___ Material provided ___
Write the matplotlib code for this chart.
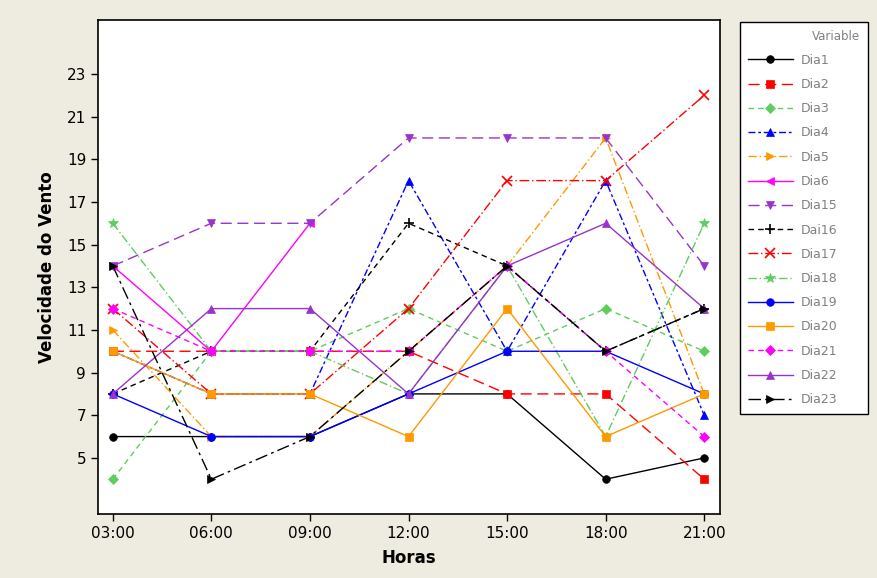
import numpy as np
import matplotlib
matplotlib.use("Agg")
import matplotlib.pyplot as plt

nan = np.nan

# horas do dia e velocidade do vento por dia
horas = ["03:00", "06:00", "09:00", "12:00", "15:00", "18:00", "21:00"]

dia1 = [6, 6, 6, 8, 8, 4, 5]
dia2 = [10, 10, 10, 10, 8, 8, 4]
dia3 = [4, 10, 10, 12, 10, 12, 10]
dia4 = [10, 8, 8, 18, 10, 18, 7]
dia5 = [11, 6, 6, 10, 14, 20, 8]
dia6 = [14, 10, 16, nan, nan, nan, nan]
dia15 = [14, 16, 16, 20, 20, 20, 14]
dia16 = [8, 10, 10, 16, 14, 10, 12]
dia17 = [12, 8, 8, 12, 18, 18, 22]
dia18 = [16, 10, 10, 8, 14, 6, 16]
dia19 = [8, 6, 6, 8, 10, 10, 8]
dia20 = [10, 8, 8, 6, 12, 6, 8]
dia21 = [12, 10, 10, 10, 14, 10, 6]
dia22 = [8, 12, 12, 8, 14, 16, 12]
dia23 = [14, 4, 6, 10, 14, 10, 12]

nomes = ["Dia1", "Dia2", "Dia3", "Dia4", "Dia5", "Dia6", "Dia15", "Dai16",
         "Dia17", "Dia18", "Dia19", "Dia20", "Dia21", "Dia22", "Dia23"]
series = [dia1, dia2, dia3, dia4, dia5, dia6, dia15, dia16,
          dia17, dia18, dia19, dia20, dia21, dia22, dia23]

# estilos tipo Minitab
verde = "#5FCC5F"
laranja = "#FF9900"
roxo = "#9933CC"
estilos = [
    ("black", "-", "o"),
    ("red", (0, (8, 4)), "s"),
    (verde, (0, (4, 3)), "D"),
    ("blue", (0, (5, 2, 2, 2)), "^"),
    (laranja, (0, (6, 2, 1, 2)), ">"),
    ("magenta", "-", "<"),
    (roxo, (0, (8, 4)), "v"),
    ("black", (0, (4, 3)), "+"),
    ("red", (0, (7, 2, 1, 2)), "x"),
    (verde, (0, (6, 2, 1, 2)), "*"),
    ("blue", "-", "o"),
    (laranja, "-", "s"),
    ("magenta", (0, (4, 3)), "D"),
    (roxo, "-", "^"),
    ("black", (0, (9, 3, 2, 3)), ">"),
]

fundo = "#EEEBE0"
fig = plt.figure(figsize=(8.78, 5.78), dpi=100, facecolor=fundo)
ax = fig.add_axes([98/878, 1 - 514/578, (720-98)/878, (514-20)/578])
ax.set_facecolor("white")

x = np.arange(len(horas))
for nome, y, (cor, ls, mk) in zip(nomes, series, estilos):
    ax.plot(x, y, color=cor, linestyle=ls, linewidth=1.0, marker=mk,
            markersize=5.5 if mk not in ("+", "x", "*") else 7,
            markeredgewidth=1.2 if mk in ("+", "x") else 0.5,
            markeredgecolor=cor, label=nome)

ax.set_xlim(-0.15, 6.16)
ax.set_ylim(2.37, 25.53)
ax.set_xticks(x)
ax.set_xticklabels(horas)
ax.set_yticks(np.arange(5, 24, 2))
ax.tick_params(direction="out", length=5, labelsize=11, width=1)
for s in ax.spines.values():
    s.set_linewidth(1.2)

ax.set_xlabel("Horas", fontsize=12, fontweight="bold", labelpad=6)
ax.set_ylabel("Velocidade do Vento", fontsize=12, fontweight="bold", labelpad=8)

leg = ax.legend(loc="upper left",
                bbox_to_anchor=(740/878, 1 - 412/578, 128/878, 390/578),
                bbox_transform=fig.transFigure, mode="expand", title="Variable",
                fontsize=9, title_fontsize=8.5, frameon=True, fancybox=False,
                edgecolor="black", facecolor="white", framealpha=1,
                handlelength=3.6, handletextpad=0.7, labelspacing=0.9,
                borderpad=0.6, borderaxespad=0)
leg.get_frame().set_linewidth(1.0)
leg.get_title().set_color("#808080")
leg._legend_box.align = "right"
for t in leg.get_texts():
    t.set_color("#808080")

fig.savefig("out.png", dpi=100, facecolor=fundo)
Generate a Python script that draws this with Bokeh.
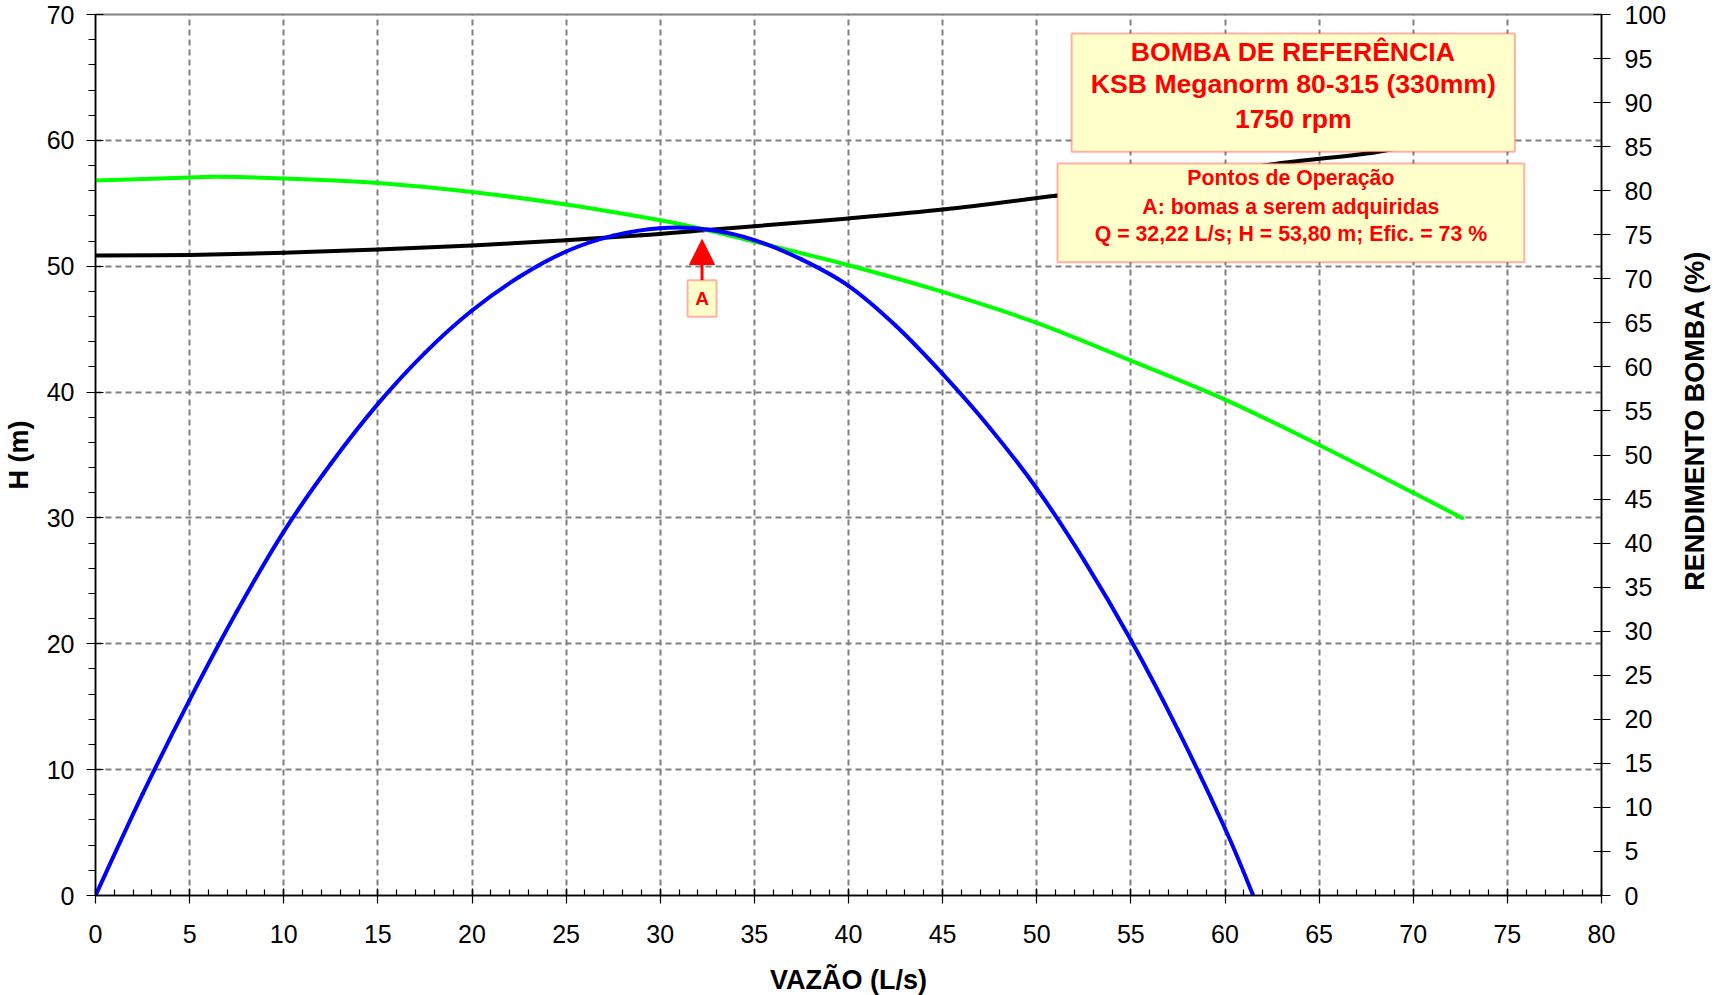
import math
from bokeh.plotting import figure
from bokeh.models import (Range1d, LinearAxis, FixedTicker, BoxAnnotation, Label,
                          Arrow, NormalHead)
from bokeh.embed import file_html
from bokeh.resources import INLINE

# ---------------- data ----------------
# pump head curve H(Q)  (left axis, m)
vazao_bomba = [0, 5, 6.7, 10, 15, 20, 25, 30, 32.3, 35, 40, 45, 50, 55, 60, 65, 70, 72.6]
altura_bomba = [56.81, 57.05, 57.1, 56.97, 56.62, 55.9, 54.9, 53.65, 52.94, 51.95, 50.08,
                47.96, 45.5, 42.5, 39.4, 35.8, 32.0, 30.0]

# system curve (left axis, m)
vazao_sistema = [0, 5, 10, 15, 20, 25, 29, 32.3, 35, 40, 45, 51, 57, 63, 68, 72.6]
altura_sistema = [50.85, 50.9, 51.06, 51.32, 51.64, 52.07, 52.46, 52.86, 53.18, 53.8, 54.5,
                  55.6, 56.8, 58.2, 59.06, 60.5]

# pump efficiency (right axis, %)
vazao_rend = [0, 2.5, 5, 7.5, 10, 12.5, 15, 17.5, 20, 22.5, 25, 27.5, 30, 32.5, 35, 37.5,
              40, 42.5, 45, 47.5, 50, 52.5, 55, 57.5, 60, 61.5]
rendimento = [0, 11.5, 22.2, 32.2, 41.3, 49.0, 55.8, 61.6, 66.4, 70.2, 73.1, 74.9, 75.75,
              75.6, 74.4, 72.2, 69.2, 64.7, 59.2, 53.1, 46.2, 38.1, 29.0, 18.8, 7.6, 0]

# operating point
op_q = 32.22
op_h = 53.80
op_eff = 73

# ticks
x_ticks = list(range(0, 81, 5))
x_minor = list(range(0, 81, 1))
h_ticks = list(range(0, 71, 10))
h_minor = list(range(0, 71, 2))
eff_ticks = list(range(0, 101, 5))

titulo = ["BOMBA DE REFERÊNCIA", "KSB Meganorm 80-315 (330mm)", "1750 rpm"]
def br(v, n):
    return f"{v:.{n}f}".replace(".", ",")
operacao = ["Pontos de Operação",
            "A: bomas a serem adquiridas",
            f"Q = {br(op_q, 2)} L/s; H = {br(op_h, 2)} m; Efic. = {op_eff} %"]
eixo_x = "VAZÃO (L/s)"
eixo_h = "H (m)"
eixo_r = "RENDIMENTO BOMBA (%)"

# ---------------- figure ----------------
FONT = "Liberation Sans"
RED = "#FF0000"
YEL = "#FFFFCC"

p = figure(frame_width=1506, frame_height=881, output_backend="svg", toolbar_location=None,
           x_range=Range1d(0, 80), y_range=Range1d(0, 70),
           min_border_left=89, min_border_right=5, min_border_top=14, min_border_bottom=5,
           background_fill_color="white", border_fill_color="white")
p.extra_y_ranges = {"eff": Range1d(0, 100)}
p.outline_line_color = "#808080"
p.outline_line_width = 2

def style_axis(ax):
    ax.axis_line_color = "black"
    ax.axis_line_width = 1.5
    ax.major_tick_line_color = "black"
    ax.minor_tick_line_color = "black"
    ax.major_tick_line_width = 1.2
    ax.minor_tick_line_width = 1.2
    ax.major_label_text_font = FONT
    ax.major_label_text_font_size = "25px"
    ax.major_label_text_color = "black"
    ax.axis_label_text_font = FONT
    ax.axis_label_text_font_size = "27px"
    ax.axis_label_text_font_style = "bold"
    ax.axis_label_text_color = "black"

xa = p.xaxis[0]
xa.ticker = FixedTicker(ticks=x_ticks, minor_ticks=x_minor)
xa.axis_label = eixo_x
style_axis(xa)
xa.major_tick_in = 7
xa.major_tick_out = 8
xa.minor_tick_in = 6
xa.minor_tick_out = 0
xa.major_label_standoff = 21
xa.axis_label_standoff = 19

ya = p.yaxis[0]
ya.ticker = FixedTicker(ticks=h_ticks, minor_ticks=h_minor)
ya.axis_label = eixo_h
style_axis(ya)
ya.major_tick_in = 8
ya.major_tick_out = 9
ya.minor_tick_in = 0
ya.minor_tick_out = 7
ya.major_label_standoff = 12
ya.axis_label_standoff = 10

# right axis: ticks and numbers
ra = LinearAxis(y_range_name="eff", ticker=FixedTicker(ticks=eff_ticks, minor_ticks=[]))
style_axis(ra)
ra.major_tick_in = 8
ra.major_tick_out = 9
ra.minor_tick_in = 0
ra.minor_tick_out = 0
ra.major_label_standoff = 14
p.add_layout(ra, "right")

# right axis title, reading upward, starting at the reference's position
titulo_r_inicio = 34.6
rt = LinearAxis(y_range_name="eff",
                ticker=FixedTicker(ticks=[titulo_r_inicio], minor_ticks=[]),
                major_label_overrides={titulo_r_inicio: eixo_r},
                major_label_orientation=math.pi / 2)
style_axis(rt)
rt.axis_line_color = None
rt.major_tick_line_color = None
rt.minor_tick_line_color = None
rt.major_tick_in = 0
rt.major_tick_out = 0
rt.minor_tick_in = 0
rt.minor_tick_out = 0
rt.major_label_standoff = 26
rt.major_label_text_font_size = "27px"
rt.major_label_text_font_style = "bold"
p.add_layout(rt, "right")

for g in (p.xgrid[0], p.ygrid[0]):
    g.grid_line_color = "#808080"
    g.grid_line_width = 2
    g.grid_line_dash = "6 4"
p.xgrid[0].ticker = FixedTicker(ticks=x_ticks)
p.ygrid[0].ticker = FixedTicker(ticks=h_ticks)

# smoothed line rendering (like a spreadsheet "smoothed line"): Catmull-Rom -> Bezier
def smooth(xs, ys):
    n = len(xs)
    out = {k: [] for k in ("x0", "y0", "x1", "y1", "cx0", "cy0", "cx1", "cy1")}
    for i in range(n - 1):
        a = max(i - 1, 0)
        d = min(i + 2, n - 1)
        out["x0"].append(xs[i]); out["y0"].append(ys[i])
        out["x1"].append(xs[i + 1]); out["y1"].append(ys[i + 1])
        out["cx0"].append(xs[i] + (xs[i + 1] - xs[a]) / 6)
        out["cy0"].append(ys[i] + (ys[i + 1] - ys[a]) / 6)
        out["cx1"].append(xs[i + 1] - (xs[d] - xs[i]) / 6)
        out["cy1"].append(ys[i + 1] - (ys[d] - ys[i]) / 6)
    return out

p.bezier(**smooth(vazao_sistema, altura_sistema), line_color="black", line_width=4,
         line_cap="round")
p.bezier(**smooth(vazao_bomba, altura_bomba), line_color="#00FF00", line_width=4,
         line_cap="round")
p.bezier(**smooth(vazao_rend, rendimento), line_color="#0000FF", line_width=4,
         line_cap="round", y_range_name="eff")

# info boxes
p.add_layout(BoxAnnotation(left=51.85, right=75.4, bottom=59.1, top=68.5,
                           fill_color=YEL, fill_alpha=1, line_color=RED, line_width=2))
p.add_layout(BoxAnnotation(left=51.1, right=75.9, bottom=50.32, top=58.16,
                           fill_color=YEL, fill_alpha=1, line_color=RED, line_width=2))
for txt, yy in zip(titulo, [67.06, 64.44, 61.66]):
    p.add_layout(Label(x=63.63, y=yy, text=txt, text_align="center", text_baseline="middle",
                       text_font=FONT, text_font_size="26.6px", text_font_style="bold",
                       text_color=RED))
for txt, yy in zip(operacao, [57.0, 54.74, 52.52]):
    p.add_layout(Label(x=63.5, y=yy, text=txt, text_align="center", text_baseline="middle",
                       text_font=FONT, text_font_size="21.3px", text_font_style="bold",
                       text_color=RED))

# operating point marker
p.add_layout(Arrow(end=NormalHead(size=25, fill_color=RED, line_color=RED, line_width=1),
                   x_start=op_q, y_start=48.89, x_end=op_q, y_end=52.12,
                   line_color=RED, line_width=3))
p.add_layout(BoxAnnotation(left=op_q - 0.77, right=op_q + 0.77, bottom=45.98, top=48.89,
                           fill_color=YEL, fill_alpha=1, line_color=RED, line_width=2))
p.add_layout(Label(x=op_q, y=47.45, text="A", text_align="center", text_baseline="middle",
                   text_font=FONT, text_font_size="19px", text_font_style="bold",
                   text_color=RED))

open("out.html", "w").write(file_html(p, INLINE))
___
* _Written exercise_
The lines from the start of the data through the line that contains "s.set_linewidth(1.2)" are to be returned exactly, please, with both ends included and every picture left out.

* _Expected answer_
Write the matplotlib code for this chart.
import numpy as np
import matplotlib
matplotlib.use("Agg")
import matplotlib.pyplot as plt

nan = np.nan

# horas do dia e velocidade do vento por dia
horas = ["03:00", "06:00", "09:00", "12:00", "15:00", "18:00", "21:00"]

dia1 = [6, 6, 6, 8, 8, 4, 5]
dia2 = [10, 10, 10, 10, 8, 8, 4]
dia3 = [4, 10, 10, 12, 10, 12, 10]
dia4 = [10, 8, 8, 18, 10, 18, 7]
dia5 = [11, 6, 6, 10, 14, 20, 8]
dia6 = [14, 10, 16, nan, nan, nan, nan]
dia15 = [14, 16, 16, 20, 20, 20, 14]
dia16 = [8, 10, 10, 16, 14, 10, 12]
dia17 = [12, 8, 8, 12, 18, 18, 22]
dia18 = [16, 10, 10, 8, 14, 6, 16]
dia19 = [8, 6, 6, 8, 10, 10, 8]
dia20 = [10, 8, 8, 6, 12, 6, 8]
dia21 = [12, 10, 10, 10, 14, 10, 6]
dia22 = [8, 12, 12, 8, 14, 16, 12]
dia23 = [14, 4, 6, 10, 14, 10, 12]

nomes = ["Dia1", "Dia2", "Dia3", "Dia4", "Dia5", "Dia6", "Dia15", "Dai16",
         "Dia17", "Dia18", "Dia19", "Dia20", "Dia21", "Dia22", "Dia23"]
series = [dia1, dia2, dia3, dia4, dia5, dia6, dia15, dia16,
          dia17, dia18, dia19, dia20, dia21, dia22, dia23]

# estilos tipo Minitab
verde = "#5FCC5F"
laranja = "#FF9900"
roxo = "#9933CC"
estilos = [
    ("black", "-", "o"),
    ("red", (0, (8, 4)), "s"),
    (verde, (0, (4, 3)), "D"),
    ("blue", (0, (5, 2, 2, 2)), "^"),
    (laranja, (0, (6, 2, 1, 2)), ">"),
    ("magenta", "-", "<"),
    (roxo, (0, (8, 4)), "v"),
    ("black", (0, (4, 3)), "+"),
    ("red", (0, (7, 2, 1, 2)), "x"),
    (verde, (0, (6, 2, 1, 2)), "*"),
    ("blue", "-", "o"),
    (laranja, "-", "s"),
    ("magenta", (0, (4, 3)), "D"),
    (roxo, "-", "^"),
    ("black", (0, (9, 3, 2, 3)), ">"),
]

fundo = "#EEEBE0"
fig = plt.figure(figsize=(8.78, 5.78), dpi=100, facecolor=fundo)
ax = fig.add_axes([98/878, 1 - 514/578, (720-98)/878, (514-20)/578])
ax.set_facecolor("white")

x = np.arange(len(horas))
for nome, y, (cor, ls, mk) in zip(nomes, series, estilos):
    ax.plot(x, y, color=cor, linestyle=ls, linewidth=1.0, marker=mk,
            markersize=5.5 if mk not in ("+", "x", "*") else 7,
            markeredgewidth=1.2 if mk in ("+", "x") else 0.5,
            markeredgecolor=cor, label=nome)

ax.set_xlim(-0.15, 6.16)
ax.set_ylim(2.37, 25.53)
ax.set_xticks(x)
ax.set_xticklabels(horas)
ax.set_yticks(np.arange(5, 24, 2))
ax.tick_params(direction="out", length=5, labelsize=11, width=1)
for s in ax.spines.values():
    s.set_linewidth(1.2)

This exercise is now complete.